BAKU: Armenian Leader Says Prospects For Peace Still There

ARMENIAN LEADER SAYS PROSPECTS FOR PEACE STILL THERE

Assa-Irada
July 21 2008
Azerbaijan

Armenian President Serzh Sarkisian has said the opportunities for
settling the Upper (Nagorno) Garabagh conflict in peace have not run
out yet. Sarkisian said he had come to the conclusion after meeting
Azerbaijani President Ilham Aliyev outside St. Petersburg, Russia
on June 6. President Aliyev is inclined to continue peace talks, and
it is not ruled out that this process will lead to the resolution of
the Garabagh conflict, he told reporters in Yerevan. Sarkisian said
Armenia was ready to keep on negotiating within the set of basic
principles submitted by the OSCE mediators to Baku and Yerevan in
Madrid, Spain late in 2007. I believe that existing format will be a
success. Sarkisian said, however, that the two countries presidents
and defense ministers should not forget the possibility that war
may begin tomorrow, as a peace accord has not been signed yet.

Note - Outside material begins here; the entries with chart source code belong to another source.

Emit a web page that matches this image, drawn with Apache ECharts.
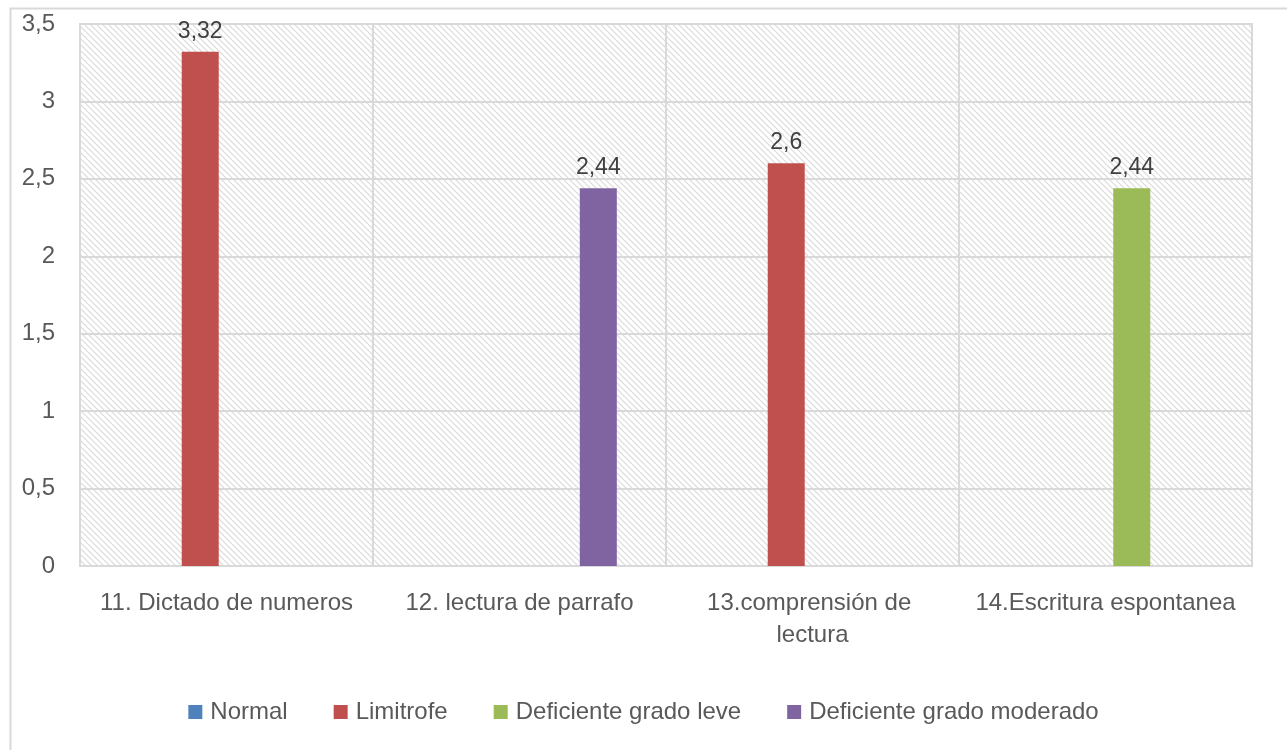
<!DOCTYPE html>
<html>
<head>
<meta charset="utf-8">
<script src="https://cdn.jsdelivr.net/npm/echarts@6/dist/echarts.min.js"></script>
<style>
  html, body { margin: 0; padding: 0; background: #fff; }
  #chart { width: 1287px; height: 750px; }
</style>
</head>
<body>
<div id="chart"></div>
<script>
var categories = ['11. Dictado de numeros', '12. lectura de parrafo', '13.comprensión de lectura', '14.Escritura espontanea'];
var seriesNames = ['Normal', 'Limitrofe', 'Deficiente grado leve', 'Deficiente grado moderado'];
var normal = ['-', '-', '-', '-'];
var limitrofe = [3.32, '-', 2.6, '-'];
var leve = ['-', '-', '-', 2.44];
var moderado = ['-', 2.44, '-', '-'];
var yTicks = { min: 0, max: 3.5, interval: 0.5 };

var colors = ['#4f81bd', '#c0504d', '#9bbb59', '#8064a2'];
var font = 'Liberation Sans';

// hatch pattern for the plot area
var pat = document.createElement('canvas');
pat.width = 6; pat.height = 6;
var ctx = pat.getContext('2d');
ctx.fillStyle = '#ffffff';
ctx.fillRect(0, 0, 6, 6);
ctx.strokeStyle = '#dadada';
ctx.lineWidth = 1.2;
ctx.beginPath();
ctx.moveTo(-1, -1); ctx.lineTo(7, 7);
ctx.moveTo(-4, 2); ctx.lineTo(4, 10);
ctx.moveTo(2, -4); ctx.lineTo(10, 4);
ctx.stroke();

function comma(v) { return String(v).replace('.', ','); }

function makeSeries(name, data, i) {
  return {
    name: name,
    type: 'bar',
    data: data,
    barWidth: 37,
    barGap: '42%',
    itemStyle: { color: colors[i] },
    label: {
      show: true, position: 'top', distance: 9,
      color: '#404040', fontFamily: font, fontSize: 23,
      formatter: function (p) { return comma(p.value); }
    }
  };
}

var chart = echarts.init(document.getElementById('chart'));
chart.setOption({
  animation: false,
  textStyle: { fontFamily: font },
  graphic: [{
    type: 'rect', left: 8, top: 6, silent: true,
    shape: { width: 1400, height: 900 },
    style: { fill: 'none', stroke: '#d9d9d9', lineWidth: 2 }
  }],
  legend: {
    bottom: 21, left: 'center',
    itemWidth: 14, itemHeight: 14, itemGap: 46,
    icon: 'rect',
    textStyle: { color: '#595959', fontSize: 24, fontFamily: font, padding: [0, 0, 0, 3] },
    data: seriesNames
  },
  grid: {
    left: 80, right: 35, top: 24, bottom: 184,
    show: true, borderColor: '#d9d9d9', borderWidth: 2,
    backgroundColor: { image: pat, repeat: 'repeat' }
  },
  xAxis: {
    type: 'category',
    data: categories,
    axisLine: { show: true, lineStyle: { color: '#d9d9d9', width: 2 } },
    axisTick: { show: false },
    splitLine: { show: true, lineStyle: { color: '#d9d9d9', width: 2 } },
    axisLabel: {
      color: '#595959', fontSize: 24, fontFamily: font, margin: 21,
      width: 280, overflow: 'break', lineHeight: 32, interval: 0
    }
  },
  yAxis: {
    type: 'value',
    min: yTicks.min, max: yTicks.max, interval: yTicks.interval,
    axisLine: { show: false },
    axisTick: { show: false },
    splitLine: { lineStyle: { color: '#d9d9d9', width: 2 } },
    axisLabel: {
      color: '#595959', fontSize: 24, fontFamily: font, margin: 25,
      formatter: function (v) { return comma(v); }
    }
  },
  series: [
    makeSeries(seriesNames[0], normal, 0),
    makeSeries(seriesNames[1], limitrofe, 1),
    makeSeries(seriesNames[2], leve, 2),
    makeSeries(seriesNames[3], moderado, 3)
  ]
});
</script>
</body>
</html>
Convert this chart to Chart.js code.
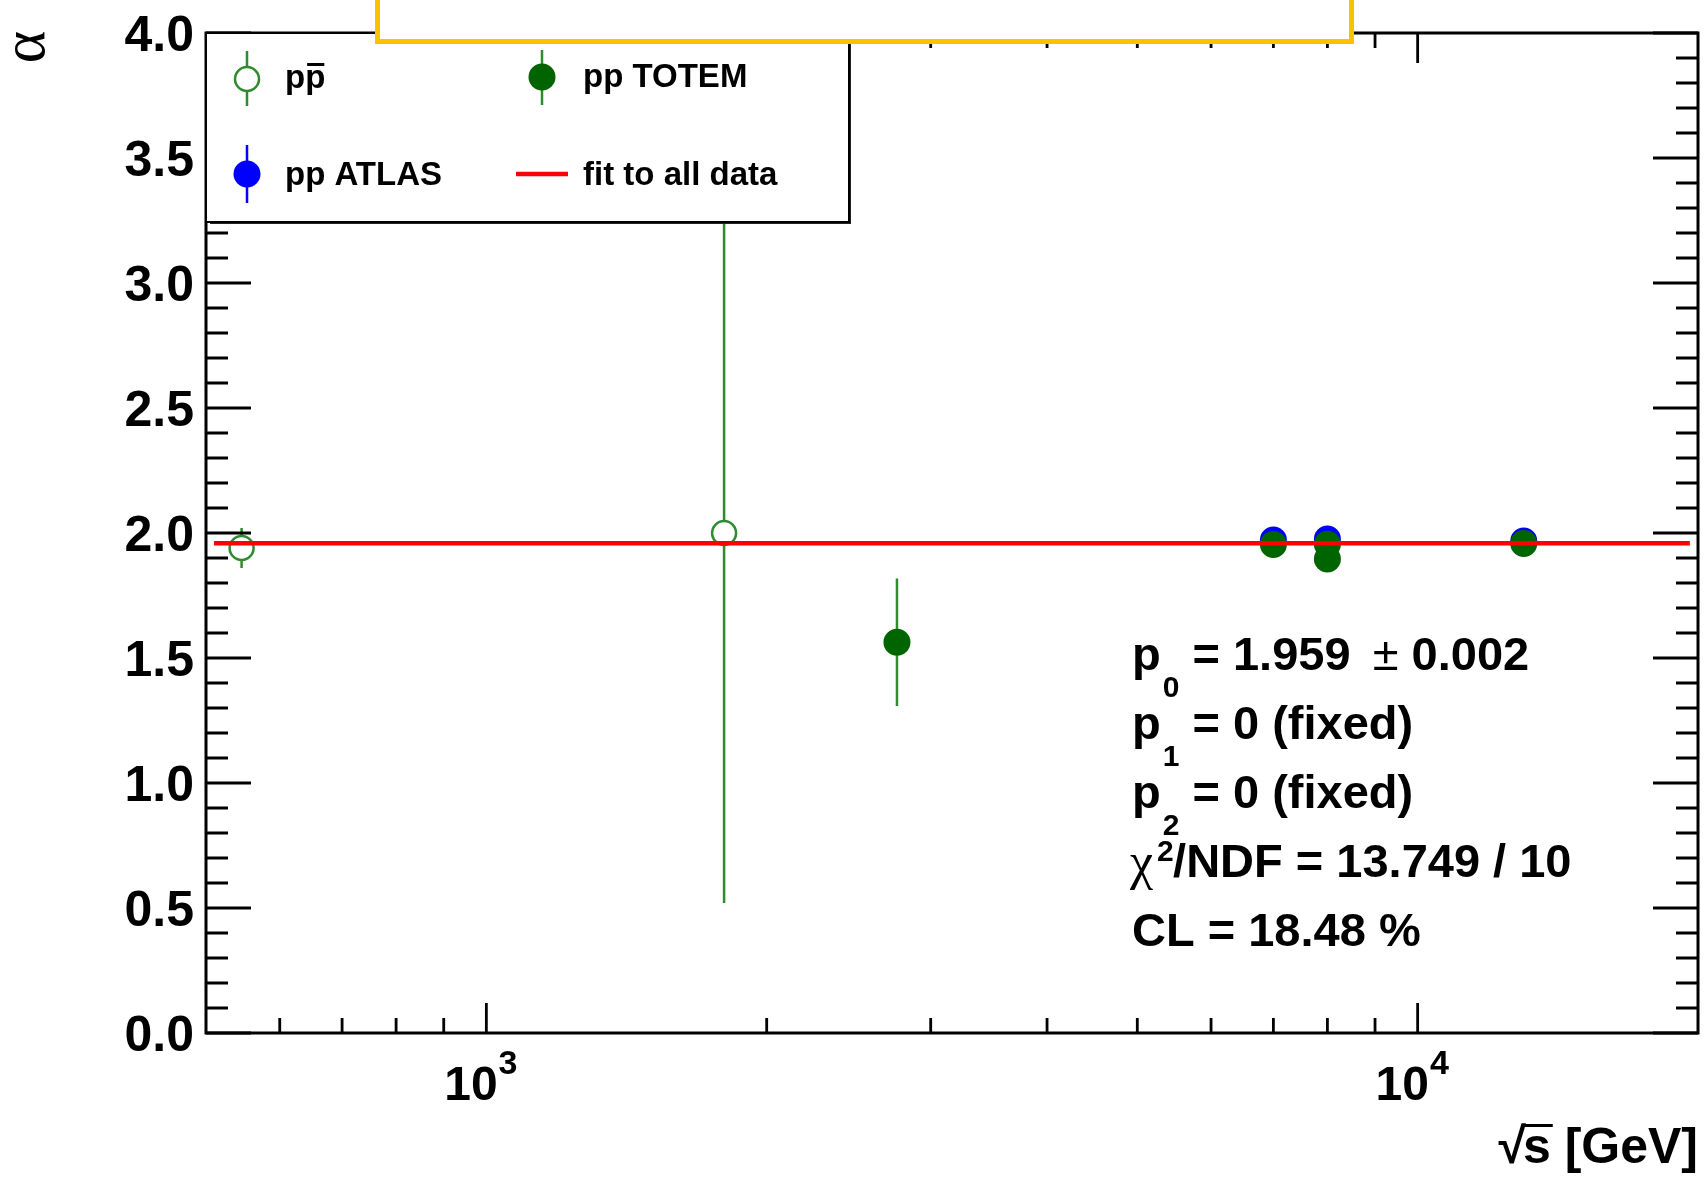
<!DOCTYPE html>
<html>
<head>
<meta charset="utf-8">
<script src="https://cdn.jsdelivr.net/npm/chart.js@4.4.1/dist/chart.umd.min.js"></script>
<style>
  html, body { margin: 0; padding: 0; background: #fff; }
  canvas { display: block; }
</style>
</head>
<body>
<canvas id="myChart" width="1704" height="1178"></canvas>
<script>
// sqrt(s) in GeV, alpha values and their errors
const ppbarX = [546, 1800];
const ppbarY = [1.94, 2.0];
const ppbarErr = [0.08, 1.48];

const totemX = [2760, 7000, 8000, 8000, 13000];
const totemY = [1.563, 1.954, 1.955, 1.896, 1.958];
const totemErr = [0.255, 0.03, 0.03, 0.03, 0.03];

const atlasX = [7000, 8000, 13000];
const atlasY = [1.972, 1.976, 1.968];
const atlasErr = [0.01, 0.01, 0.01];

const fitValue = 1.959;
const fitRange = [510, 19600];

const yTickLabels = ['0.0', '0.5', '1.0', '1.5', '2.0', '2.5', '3.0', '3.5', '4.0'];
const xTickExponents = [3, 4];

const SANS = '"Liberation Sans", Arial, sans-serif';
const SERIF = '"Liberation Serif", "Times New Roman", serif';
const GREEN_LINE = '#2e8b2e';
const GREEN_DARK = '#006400';

function toPoints(xs, ys) {
    return xs.map((x, i) => ({ x: x, y: ys[i] }));
}

// vertical error bar broken at the marker, like ROOT draws it
function errorBar(ctx, px, yTop, yBot, py, r, color) {
    ctx.strokeStyle = color;
    ctx.lineWidth = 2.5;
    ctx.beginPath();
    if (yTop < py - r) { ctx.moveTo(px, yTop); ctx.lineTo(px, py - r); }
    if (yBot > py + r) { ctx.moveTo(px, py + r); ctx.lineTo(px, yBot); }
    ctx.stroke();
}

const errSets = [
    { ds: 1, err: totemErr, color: GREEN_LINE },
    { ds: 2, err: atlasErr, color: '#0000ff' },
    { ds: 3, err: ppbarErr, color: GREEN_LINE },
];

const rootStyle = {
    id: 'rootStyle',
    beforeDatasetsDraw(chart) {
        const ctx = chart.ctx;
        const area = chart.chartArea;
        const xs = chart.scales.x, ys = chart.scales.y;
        ctx.save();
        ctx.beginPath();
        ctx.rect(area.left, area.top, area.right - area.left, area.bottom - area.top);
        ctx.clip();
        errSets.forEach(s => {
            const data = chart.data.datasets[s.ds].data;
            data.forEach((p, i) => {
                const px = xs.getPixelForValue(p.x);
                const py = ys.getPixelForValue(p.y);
                errorBar(ctx, px, ys.getPixelForValue(p.y + s.err[i]), ys.getPixelForValue(p.y - s.err[i]), py, 13, s.color);
            });
        });
        ctx.restore();
    },
    afterDatasetsDraw(chart) {
        const ctx = chart.ctx;
        const a = chart.chartArea;
        const xs = chart.scales.x, ys = chart.scales.y;
        ctx.save();

        // frame
        ctx.strokeStyle = '#000';
        ctx.lineWidth = 3;
        ctx.strokeRect(a.left, a.top, a.right - a.left, a.bottom - a.top);

        // y ticks, both sides, inside
        ctx.lineWidth = 2.8;
        ctx.beginPath();
        for (let i = 0; i <= 40; i++) {
            const py = ys.getPixelForValue(i / 10);
            const len = i % 5 === 0 ? 45 : 22;
            ctx.moveTo(a.left, py); ctx.lineTo(a.left + len, py);
            ctx.moveTo(a.right, py); ctx.lineTo(a.right - len, py);
        }
        // x ticks, bottom and top
        for (let d = 2; d <= 4; d++) {
            for (let m = 1; m <= 9; m++) {
                const v = m * Math.pow(10, d);
                if (v <= 500 || v >= 20000) continue;
                const px = xs.getPixelForValue(v);
                const len = m === 1 ? 30 : 15;
                ctx.moveTo(px, a.bottom); ctx.lineTo(px, a.bottom - len);
                ctx.moveTo(px, a.top); ctx.lineTo(px, a.top + len);
            }
        }
        ctx.stroke();

        // y tick labels
        ctx.fillStyle = '#000';
        ctx.font = 'bold 50px ' + SANS;
        ctx.textAlign = 'right';
        ctx.textBaseline = 'alphabetic';
        yTickLabels.forEach(lbl => {
            const py = ys.getPixelForValue(parseFloat(lbl));
            ctx.fillText(lbl, a.left - 12, py + 18);
        });

        // x tick labels 10^n
        ctx.textAlign = 'left';
        xTickExponents.forEach(e => {
            const px = xs.getPixelForValue(Math.pow(10, e));
            ctx.font = 'bold 48px ' + SANS;
            const w1 = ctx.measureText('10').width;
            ctx.font = 'bold 34px ' + SANS;
            const w2 = ctx.measureText(String(e)).width;
            const x0 = px - (w1 + w2) / 2 - 6;
            ctx.font = 'bold 48px ' + SANS;
            ctx.fillText('10', x0, 1100);
            ctx.font = 'bold 34px ' + SANS;
            ctx.fillText(String(e), x0 + w1 + 1, 1074);
        });

        // x axis title
        ctx.font = 'bold 50px ' + SANS;
        ctx.textAlign = 'right';
        const tail = 's [GeV]';
        const tw = ctx.measureText(tail).width;
        ctx.fillText(tail, a.right, 1163);
        const sw = ctx.measureText('s').width;
        ctx.font = 'bold 50px ' + SANS;
        ctx.fillText('\u221A', a.right - tw + 3, 1163);
        ctx.fillRect(a.right - tw, 1124, sw + 2, 3);

        // y axis title, rotated alpha
        ctx.save();
        ctx.translate(44, 47);
        ctx.rotate(-Math.PI / 2);
        ctx.font = '62px ' + SERIF;
        ctx.textAlign = 'center';
        ctx.fillText('\u03B1', 0, 0);
        ctx.restore();

        // legend box
        const L = { x: 206, y: 33, w: 643, h: 189 };
        ctx.fillStyle = '#fff';
        ctx.fillRect(L.x, L.y, L.w, L.h);
        ctx.fillStyle = '#222';
        ctx.fillRect(L.x + L.w - 1, L.y + 4, 3, L.h - 2);
        ctx.fillRect(L.x + 4, L.y + L.h - 1, L.w - 2, 3);
        ctx.strokeStyle = '#000';
        ctx.lineWidth = 2;
        ctx.strokeRect(L.x, L.y, L.w, L.h);

        errorBar(ctx, 247, 51, 106, 79, 13, GREEN_LINE);
        ctx.beginPath(); ctx.arc(247, 79, 12, 0, Math.PI * 2);
        ctx.strokeStyle = GREEN_LINE; ctx.lineWidth = 2.5; ctx.stroke();

        errorBar(ctx, 542, 50, 105, 77, 13, GREEN_LINE);
        ctx.beginPath(); ctx.arc(542, 77, 13.5, 0, Math.PI * 2);
        ctx.fillStyle = GREEN_DARK; ctx.fill();

        errorBar(ctx, 247, 145, 203, 174, 13, '#0000ff');
        ctx.beginPath(); ctx.arc(247, 174, 13.5, 0, Math.PI * 2);
        ctx.fillStyle = '#0000ff'; ctx.fill();

        ctx.strokeStyle = '#ff0000'; ctx.lineWidth = 4.5;
        ctx.beginPath(); ctx.moveTo(516, 174); ctx.lineTo(568, 174); ctx.stroke();

        ctx.fillStyle = '#000';
        ctx.textAlign = 'left';
        ctx.font = 'bold 33px ' + SANS;
        ctx.fillText('pp', 285, 88);
        const pw = ctx.measureText('p').width;
        ctx.fillRect(285 + pw + 2, 63, pw - 3, 3);
        ctx.fillText('pp TOTEM', 583, 87);
        ctx.fillText('pp ATLAS', 285, 185);
        ctx.fillText('fit to all data', 583, 185);

        // fit results
        const fx = 1132;
        const base = [670, 739, 808, 877, 946];
        const big = 'bold 47px ' + SANS;
        function pSub(sub, y) {
            ctx.font = big;
            ctx.fillText('p', fx, y);
            const w = ctx.measureText('p').width;
            ctx.font = 'bold 30px ' + SANS;
            ctx.fillText(sub, fx + w + 2, y + 27);
            return fx + w + 2 + ctx.measureText(sub).width;
        }
        let x = pSub('0', base[0]);
        ctx.font = big;
        ctx.fillText(' = 1.959  ', x, base[0]);
        x += ctx.measureText(' = 1.959  ').width - 4;
        ctx.font = '47px ' + SANS;
        ctx.fillText('\u00B1', x, base[0]);
        x += ctx.measureText('\u00B1').width;
        ctx.font = big;
        ctx.fillText(' 0.002', x, base[0]);

        x = pSub('1', base[1]);
        ctx.font = big;
        ctx.fillText(' = 0 (fixed)', x, base[1]);
        x = pSub('2', base[2]);
        ctx.font = big;
        ctx.fillText(' = 0 (fixed)', x, base[2]);

        ctx.font = '52px ' + SERIF;
        ctx.fillText('\u03C7', fx - 2, base[3] + 2);
        x = fx - 2 + ctx.measureText('\u03C7').width;
        ctx.font = 'bold 30px ' + SANS;
        ctx.fillText('2', x + 4, base[3] - 16);
        ctx.font = big;
        ctx.fillText('/NDF = 13.749 / 10', x + 20, base[3]);
        ctx.fillText('CL = 18.48 %', fx, base[4]);

        // empty orange title box at the top
        ctx.fillStyle = '#fff';
        ctx.fillRect(375, -10, 979, 54);
        ctx.strokeStyle = '#ffc000';
        ctx.lineWidth = 5;
        ctx.strokeRect(377.5, -10, 974, 51.5);

        ctx.restore();
    }
};

const ctx = document.getElementById('myChart');
new Chart(ctx, {
    type: 'scatter',
    data: {
        datasets: [
            {
                label: 'fit to all data',
                type: 'line',
                data: [{ x: fitRange[0], y: fitValue }, { x: fitRange[1], y: fitValue }],
                borderColor: '#ff0000',
                borderWidth: 4.5,
                pointRadius: 0,
                order: 0,
            },
            {
                label: 'pp TOTEM',
                data: toPoints(totemX, totemY),
                backgroundColor: GREEN_DARK,
                borderWidth: 0,
                pointRadius: 13.5,
                order: 1,
            },
            {
                label: 'pp ATLAS',
                data: toPoints(atlasX, atlasY),
                backgroundColor: '#0000ff',
                borderWidth: 0,
                pointRadius: 13.5,
                order: 2,
            },
            {
                label: 'p\u0305p',
                data: toPoints(ppbarX, ppbarY),
                backgroundColor: 'rgba(0,0,0,0)',
                borderColor: GREEN_LINE,
                borderWidth: 2.5,
                pointRadius: 12,
                order: 3,
            },
        ]
    },
    options: {
        responsive: false,
        animation: false,
        layout: { autoPadding: false, padding: { left: 206, top: 33, right: 6, bottom: 145 } },
        scales: {
            x: { type: 'logarithmic', min: 500, max: 20000, display: false },
            y: { type: 'linear', min: 0, max: 4, display: false },
        },
        plugins: {
            legend: { display: false },
            tooltip: { enabled: false },
        },
    },
    plugins: [rootStyle],
});
</script>
</body>
</html>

The
most powerful factor in talks is the Armenian army and armed forces,
the aggressor countrys leader said, adding that Armenia would do
its best to strengthen its military. The conflict between the two
South Caucasus republics reared up in the late 1980s due to Armenias
territorial claims. Armenia has been occupying over 20% of Azerbaijans
internationally-recognized territory since the early 1990s, in defiance
of international law. The ceasefire accord was signed in 1994, but
peace talks have been fruitless so far.